◆ Source code of charts
+ + + +

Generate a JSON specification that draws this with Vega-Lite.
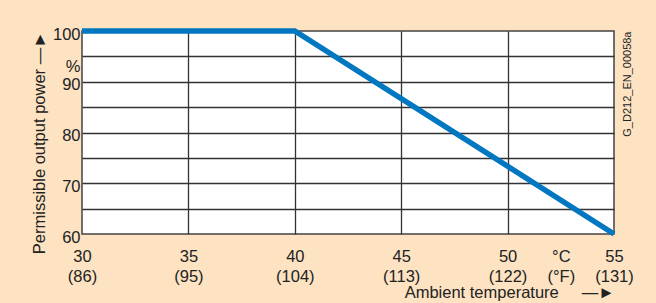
{
  "$schema": "https://vega.github.io/schema/vega-lite/v6.json",
  "width": 532,
  "height": 203,
  "autosize": {"type": "none"},
  "padding": {"left": 82, "top": 31, "right": 42, "bottom": 69},
  "background": "#FDE3C2",
  "config": {
    "font": "Liberation Sans",
    "view": {"fill": "white", "stroke": "#444444", "strokeWidth": 1.5}
  },
  "data": {
    "values": [
      {"temp": 30, "power": 100},
      {"temp": 40, "power": 100},
      {"temp": 55, "power": 60}
    ]
  },
  "layer": [
    {
      "mark": {"type": "line", "color": "#0077C0", "strokeWidth": 5.5, "clip": false, "strokeCap": "butt", "strokeJoin": "miter"},
      "encoding": {
        "x": {
          "field": "temp", "type": "quantitative",
          "scale": {"domain": [30, 55], "nice": false},
          "axis": {
            "values": [30, 35, 40, 45, 50, 52.5, 55],
            "labelExpr": "datum.value == 52.5 ? ['°C', '(°F)'] : [datum.label, '(' + format(datum.value * 9 / 5 + 32, 'd') + ')']",
            "labelFontSize": 16.5,
            "labelColor": "#222222",
            "labelLineHeight": 20,
            "labelPadding": 14,
            "labelFlush": false,
            "labelOverlap": false,
            "ticks": false,
            "domain": false,
            "grid": true,
            "gridColor": "#333333",
            "gridWidth": 1.3,
            "gridOpacity": {"condition": {"test": "datum.value == 52.5 || datum.value == 30 || datum.value == 55", "value": 0}, "value": 1},
            "title": "Ambient temperature\u00a0\u00a0\u00a0\u00a0\u00a0—►",
            "titleFontSize": 16.5,
            "titleFontWeight": "normal",
            "titleColor": "#222222",
            "titleAnchor": "end",
            "titlePadding": 0
          }
        },
        "y": {
          "field": "power", "type": "quantitative",
          "scale": {"domain": [60, 100], "nice": false, "zero": false},
          "axis": {
            "values": [60, 65, 70, 75, 80, 85, 90, 93.5, 95, 100],
            "labelExpr": "datum.value == 93.5 ? '%' : (datum.value % 10 == 0 ? datum.label : '')",
            "labelFontSize": 16.5,
            "labelColor": "#222222",
            "labelPadding": 2,
            "labelOffset": 3,
            "labelFlush": false,
            "labelOverlap": false,
            "labelBaseline": "middle",
            "ticks": false,
            "domain": false,
            "grid": true,
            "gridColor": "#333333",
            "gridWidth": 1.3,
            "gridOpacity": {"condition": {"test": "datum.value == 93.5 || datum.value == 60 || datum.value == 100", "value": 0}, "value": 1},
            "title": "Permissible output power —►",
            "titleFontSize": 16.5,
            "titleFontWeight": "normal",
            "titleColor": "#222222",
            "titleAnchor": "end",
            "titlePadding": 5
          }
        }
      }
    },
    {
      "mark": {"type": "line", "opacity": 0},
      "encoding": {
        "y": {
          "field": "power", "type": "quantitative",
          "scale": {"domain": [60, 100], "nice": false, "zero": false},
          "axis": {
            "orient": "right",
            "labels": false,
            "ticks": false,
            "domain": false,
            "grid": false,
            "title": "G_D212_EN_00058a",
            "titleFontSize": 11,
            "titleFontWeight": "normal",
            "titleColor": "#222222",
            "titleAngle": -90,
            "titleAnchor": "end",
            "titlePadding": 18
          }
        }
      }
    }
  ],
  "resolve": {"scale": {"y": "independent"}}
}
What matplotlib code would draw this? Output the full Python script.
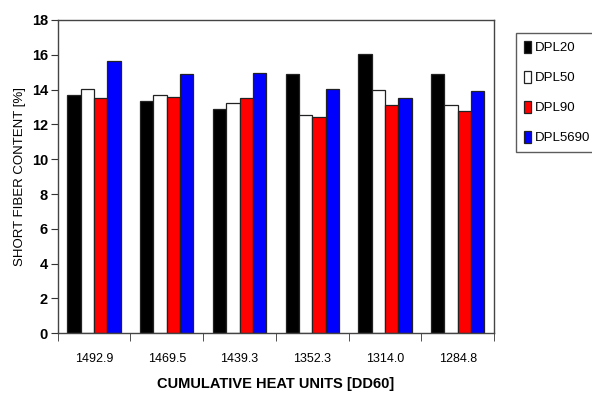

+ + + +

◆ TASK TO CARRY OUT
Reproduce all entries exactly. Pictures do not belong in the copy.

◆ EXERCISE RESULT
Generate a JSON specification that draws this with Vega-Lite.
{
  "$schema": "https://vega.github.io/schema/vega-lite/v6.json",
  "width": 532,
  "height": 203,
  "autosize": {"type": "none"},
  "padding": {"left": 82, "top": 31, "right": 42, "bottom": 69},
  "background": "#FDE3C2",
  "config": {
    "font": "Liberation Sans",
    "view": {"fill": "white", "stroke": "#444444", "strokeWidth": 1.5}
  },
  "data": {
    "values": [
      {"temp": 30, "power": 100},
      {"temp": 40, "power": 100},
      {"temp": 55, "power": 60}
    ]
  },
  "layer": [
    {
      "mark": {"type": "line", "color": "#0077C0", "strokeWidth": 5.5, "clip": false, "strokeCap": "butt", "strokeJoin": "miter"},
      "encoding": {
        "x": {
          "field": "temp", "type": "quantitative",
          "scale": {"domain": [30, 55], "nice": false},
          "axis": {
            "values": [30, 35, 40, 45, 50, 52.5, 55],
            "labelExpr": "datum.value == 52.5 ? ['°C', '(°F)'] : [datum.label, '(' + format(datum.value * 9 / 5 + 32, 'd') + ')']",
            "labelFontSize": 16.5,
            "labelColor": "#222222",
            "labelLineHeight": 20,
            "labelPadding": 14,
            "labelFlush": false,
            "labelOverlap": false,
            "ticks": false,
            "domain": false,
            "grid": true,
            "gridColor": "#333333",
            "gridWidth": 1.3,
            "gridOpacity": {"condition": {"test": "datum.value == 52.5 || datum.value == 30 || datum.value == 55", "value": 0}, "value": 1},
            "title": "Ambient temperature\u00a0\u00a0\u00a0\u00a0\u00a0—►",
            "titleFontSize": 16.5,
            "titleFontWeight": "normal",
            "titleColor": "#222222",
            "titleAnchor": "end",
            "titlePadding": 0
          }
        },
        "y": {
          "field": "power", "type": "quantitative",
          "scale": {"domain": [60, 100], "nice": false, "zero": false},
          "axis": {
            "values": [60, 65, 70, 75, 80, 85, 90, 93.5, 95, 100],
            "labelExpr": "datum.value == 93.5 ? '%' : (datum.value % 10 == 0 ? datum.label : '')",
            "labelFontSize": 16.5,
            "labelColor": "#222222",
            "labelPadding": 2,
            "labelOffset": 3,
            "labelFlush": false,
            "labelOverlap": false,
            "labelBaseline": "middle",
            "ticks": false,
            "domain": false,
            "grid": true,
            "gridColor": "#333333",
            "gridWidth": 1.3,
            "gridOpacity": {"condition": {"test": "datum.value == 93.5 || datum.value == 60 || datum.value == 100", "value": 0}, "value": 1},
            "title": "Permissible output power —►",
            "titleFontSize": 16.5,
            "titleFontWeight": "normal",
            "titleColor": "#222222",
            "titleAnchor": "end",
            "titlePadding": 5
          }
        }
      }
    },
    {
      "mark": {"type": "line", "opacity": 0},
      "encoding": {
        "y": {
          "field": "power", "type": "quantitative",
          "scale": {"domain": [60, 100], "nice": false, "zero": false},
          "axis": {
            "orient": "right",
            "labels": false,
            "ticks": false,
            "domain": false,
            "grid": false,
            "title": "G_D212_EN_00058a",
            "titleFontSize": 11,
            "titleFontWeight": "normal",
            "titleColor": "#222222",
            "titleAngle": -90,
            "titleAnchor": "end",
            "titlePadding": 18
          }
        }
      }
    }
  ],
  "resolve": {"scale": {"y": "independent"}}
}
What matplotlib code would draw this? Output the full Python script.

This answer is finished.